Человек в халате подошёл ближе и присел на краешке простыни.
- Я не уйду, – он склонился к ней и обнял. Как тогда. Было больно, каждой клеточке её тела, измождённого болезнью. Она не вскрикнула, потому что без этого было бы в тысячу, в миллион раз больнее.
- Почему пришел? Ты… ты ещё … любишь…?
- Не знаю. Не знаю. Как будто ниточками к тебе привязан.
- Порвала я тогда все ниточки. За мужика заграничного тебя бросила. Ради жизни сладкой. А я, знаешь, Володь, и не любила его вовсе-то…
- Знаю. Это ничего. Ты вот поправишься и … и все как прежде станется. Вот увидишь. Ниточки такие ..., хрен порвёшь! – он улыбнулся.
- А я вот порвала…, - Марина заплакала.
- Ты знаешь, я тут девочку одну видел, головку льняную такую, как ты! И вот подумал, а если бы у нас была такая же девочка, ниточка… Все сшила б заново. И никуда бы ты не уехала тогда, глядишь…
Марина разрыдалась, в голове застучало.
- Прости – прошептала она. – простите… меня оба...и ты и она...
- Мариша, кровь! – он с испугом вскочил. Марина прикоснулась к лицу – из носу и впрямь ливанула кровь. – Мариша! Врача! Врача! – его голос сорвался в хрип.
Резанул свет. В комнату вбежали люди. Руки тряслись. Он плохо понимал происходящего.
- Ребёнка примите! – крикнул кто-то. Только сейчас Володя заметил, что в углу дивана свернулась калачиком белесая девочка, разбуженная переполохом. Он лишь прикоснулся к ней, а она уткнулась ему в живот, который скоро стал мокрым.
Марина кричала. Долго. Часа три. Потом стало тихо.
На похороны прилетел Сэм... Он стоял в стороне, постоянно промокая платком мокрое то ли от слёз, то ли от пота лицо. Он подошел к Аннушке, взял ее за руку:
- Энн, не переживай, я все устроил. В пансионе тебя ждёт комната, – голос вибрировал добрым гортанным английским, но каким-то невероятно далёким, как будто отдавалось эхо, – Я буду приезжать.
- Спасибо, – Аннушка вынула руку из его влажных ладоней. – Я остаюсь здесь, Сэм.
- Почему?
- Здесь Родина. Солнце – мое! Небо – мое! И бабушка – моя! И мама – моя! – она присела на корточки и упёрлась ладошками в землю, – И … Папа!
Присутствующие обернулись. Бабушка заплакала. У Володи кольнуло изнутри, как будто кто-то рванул трос, влеплённый в сердце. Он подошел к девчушке.

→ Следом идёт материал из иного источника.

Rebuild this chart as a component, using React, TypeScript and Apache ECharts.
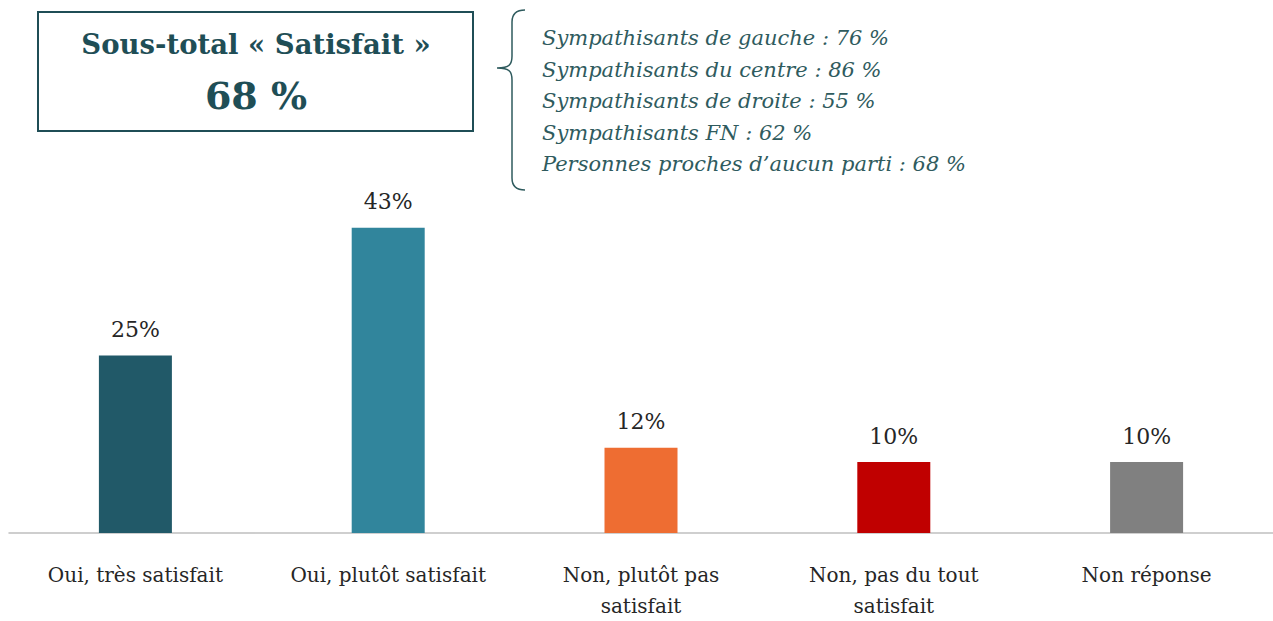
import React, { useEffect, useRef } from "react";
import * as echarts from "echarts";

const categories = [
  "Oui, très satisfait",
  "Oui, plutôt satisfait",
  "Non, plutôt pas\nsatisfait",
  "Non, pas du tout\nsatisfait",
  "Non réponse",
];
const values = [25, 43, 12, 10, 10];
const barColors = ["#215968", "#31859C", "#EE6D32", "#C00000", "#808080"];
const boxTitle = "Sous-total « Satisfait »";
const boxValue = "68 %";
const breakdown = [
  "Sympathisants de gauche : 76 %",
  "Sympathisants du centre : 86 %",
  "Sympathisants de droite : 55 %",
  "Sympathisants FN : 62 %",
  "Personnes proches d\u2019aucun parti : 68 %",
];

const FONT = "'DejaVu Serif', 'Liberation Serif', serif";
const TEAL = "#1F4E56";

const bracePath =
  "M15 0 C6 0 2 4 2 12 L2 46 C2 54 0 58 -13 58 C0 58 2 62 2 70 L2 168 C2 176 6 180 15 180";
echarts.graphic.registerShape("bracelogo", echarts.graphic.extendPath(bracePath, {}) as any);

export default function App() {
  const ref = useRef<HTMLDivElement>(null);
  useEffect(() => {
    if (!ref.current) return;
    const chart = echarts.init(ref.current, null, { renderer: "svg" });
    chart.setOption({
      animation: false,
      backgroundColor: "#ffffff",
      grid: { left: 9, right: -5, top: 178, bottom: 83, containLabel: false },
      xAxis: {
        type: "category",
        data: categories,
        axisLine: { show: true, lineStyle: { color: "#BFBFBF", width: 1.5 } },
        axisTick: { show: false },
        axisLabel: {
          interval: 0,
          color: "#262626",
          fontFamily: FONT,
          fontSize: 20,
          lineHeight: 31,
          margin: 26,
        },
      },
      yAxis: {
        type: "value",
        min: 0,
        max: 50,
        show: false,
        splitLine: { show: false },
      },
      series: [
        {
          type: "bar",
          barWidth: 73,
          data: values.map((v, i) => ({ value: v, itemStyle: { color: barColors[i] } })),
          label: {
            show: true,
            position: "top",
            distance: 15,
            formatter: "{c}%",
            color: "#262626",
            fontFamily: FONT,
            fontSize: 22,
          },
        },
      ],
      graphic: [
        {
          type: "rect",
          shape: { x: 38, y: 12, width: 435, height: 119 },
          style: { fill: "#ffffff", stroke: TEAL, lineWidth: 2 },
        },
        {
          type: "text",
          x: 256,
          y: 44,
          style: {
            text: boxTitle,
            fill: TEAL,
            font: `bold 27.5px ${FONT}`,
            textAlign: "center",
            textVerticalAlign: "middle",
          },
        },
        {
          type: "text",
          x: 256,
          y: 95,
          style: {
            text: boxValue,
            fill: TEAL,
            font: `bold 38px ${FONT}`,
            textAlign: "center",
            textVerticalAlign: "middle",
          },
        },
        {
          type: "bracelogo",
          x: 510,
          y: 10,
          style: { fill: "none", stroke: "#2F5B5E", lineWidth: 1.5 },
        },
        ...breakdown.map((t, i) => ({
          type: "text",
          x: 542,
          y: 38 + i * 31.5,
          style: {
            text: t,
            fill: "#2F5B5E",
            font: `italic 21px ${FONT}`,
            textAlign: "left",
            textVerticalAlign: "middle",
          },
        })),
      ],
    });
    return () => chart.dispose();
  }, []);
  return (
    <div
      ref={ref}
      style={{ position: "fixed", left: 0, top: 0, width: 1273, height: 621 }}
    />
  );
}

- И ты тоже – мой! Да? Правда? – она смотрела на него синими бездонными глазами.
- Правда. Ты-то откуда узнала?
- Разве сам не чувствуешь? " `Родное"...,- она глянула на старушку, все еще с акцентом, делая ударение на первом слоге.
- Ниточка моя..., – прошептал он, крепко сграбастав дочурку, за себя и за Маришу.
Когда потом уже в русской школе на уроке Аннушку спрашивали, что же такое Родина, она тихонько отвечала: Родина – это такие ниточки из тебя, которых никому не порвать.